If you like movies in which the bad guy has a secret room in the basement where he keeps his collection of torture devices, oddly-shaped knives, and very cheap waxworks of people being executed in nasty ways, along with an acid-bath, a death-ray, and what appears to be a computer because every mad scientist has to have one, you'll probably like this movie. Oh, did I forget to mention that halfway through the film, he suddenly switches genres and turns out to be a mad scientist in addition to everything else? Yes, it's that plotless, and all the better for it!
What stopped it getting four, or even five stars from me is that, not being a Hammer film, it mostly chickens when it comes to the actual murders, which are few and far between to the point where they're almost incidental - the demented excesses of "The Abominable Dr. Phibes" or "Theatre Of Blood" are sadly lacking. But as a story about a crazy guy doing horrible things for no particular reason while overacting furiously, it ticks all the boxes. Absolutely everybody in the supporting cast is evil, sleazy, too stupid to live, or all of the above, so there's none of that saccharine romance between the bland male lead and his equally tedious girl that clutters up so many similar films.
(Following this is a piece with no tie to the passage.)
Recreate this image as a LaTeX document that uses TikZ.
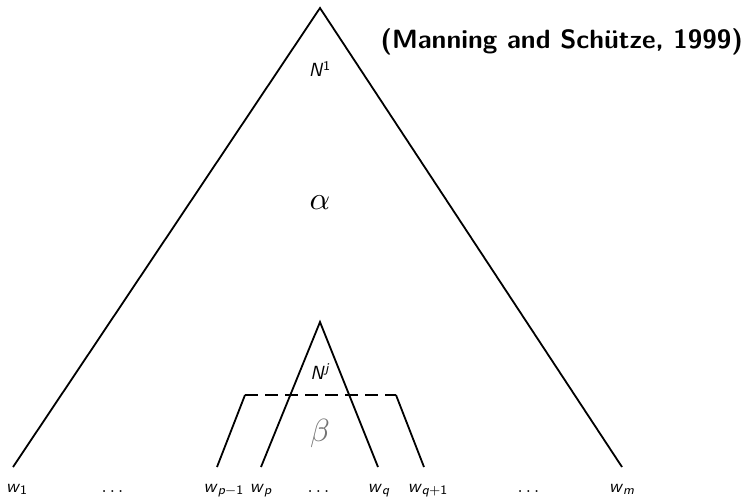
\documentclass[tikz,border=0pt]{standalone}
\usepackage{amsmath}
\usepackage{graphicx}
\usepackage{xcolor}
\newcommand{\sfi}[1]{\textsf{\itshape #1}}
\newcommand{\wlab}[1]{\scalebox{1.85}{#1}}
\newcommand{\nlab}[1]{\scalebox{1.9}{#1}}
\newcommand{\glab}[1]{\scalebox{3.2}{#1}}
\begin{document}
\begin{tikzpicture}[x=1pt,y=-1pt,
  edge/.style={line width=1.8pt},
  dashedge/.style={line width=1.8pt,dash pattern=on 13pt off 7pt},
  leaf/.style={anchor=base, inner sep=0pt},
  lab/.style={inner sep=0pt},
  greek/.style={inner sep=0pt}]
\useasboundingbox (0,0) rectangle (746,497);
% big triangle
\coordinate (top) at (320,8);
\coordinate (bl) at (13,467);
\coordinate (br) at (622,467);
\draw[edge,line join=miter] (bl) -- (top) -- (br);
% inner triangle
\coordinate (itop) at (320,322);
\coordinate (ibl) at (261,467);
\coordinate (ibr) at (378,467);
\draw[edge,line join=miter] (ibl) -- (itop) -- (ibr);
% trapezoid
\coordinate (tl) at (245,395);
\coordinate (tr) at (396,395);
\coordinate (tbl) at (217,467);
\coordinate (tbr) at (424,467);
\draw[edge] (tbl) -- (tl);
\draw[dashedge] (tl) -- (tr);
\draw[edge] (tr) -- (tbr);
% labels
\node[lab] (n1) at (320,69) {\nlab{\sfi{N}$^{\textsf{1}}$}};
\node[greek] (alpha) at (320,203) {\glab{$\alpha$}};
\node[lab] (nj) at (320,372) {\nlab{\sfi{N}$^{\sfi{j}}$}};
\node[greek,text=black!55] (beta) at (320,433) {\glab{$\beta$}};
\node[anchor=east, inner sep=0pt] (ref) at (743,42) {\scalebox{2.64}{\sffamily\bfseries (Manning and Sch\"utze, 1999)}};
% leaves
\node[leaf] (w1) at (17,492) {\wlab{\sfi{w}$_{\textsf{1}}$}};
\node[leaf] (d1) at (114,492) {\wlab{$\dots$}};
\node[leaf] (wp1) at (224,492) {\wlab{\sfi{w}$_{\sfi{p}-\textsf{1}}$}};
\node[leaf] (wp) at (261,492) {\wlab{\sfi{w}$_{\sfi{p}}$}};
\node[leaf] (d2) at (320,492) {\wlab{$\dots$}};
\node[leaf] (wq) at (379,492) {\wlab{\sfi{w}$_{\sfi{q}}$}};
\node[leaf] (wq1) at (428,492) {\wlab{\sfi{w}$_{\sfi{q}+\textsf{1}}$}};
\node[leaf] (d3) at (530,492) {\wlab{$\dots$}};
\node[leaf] (wm) at (622,492) {\wlab{\sfi{w}$_{\sfi{m}}$}};
\end{tikzpicture}
\end{document}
In fact, the subplot which threatens to go in that direction (and which is blatantly stolen from "Peeping Tom") does something so different that it comes as a genuine shock. It looks very much as though the writers were going for the blackest comedy ever, but nobody told the director - this is especially apparent in the scenes where doomed characters give master-classes in how NOT to behave when you're alone in a room with a man you know to be a totally insane serial killer!
So overall it's a lot of fun, though marks off for not being horrific enough, despite that X certificate. By the way, when David Essex and Ringo Starr visit the cinema in "That'll Be The Day", this is the film they're watching. I hope they enjoyed it as much as I did.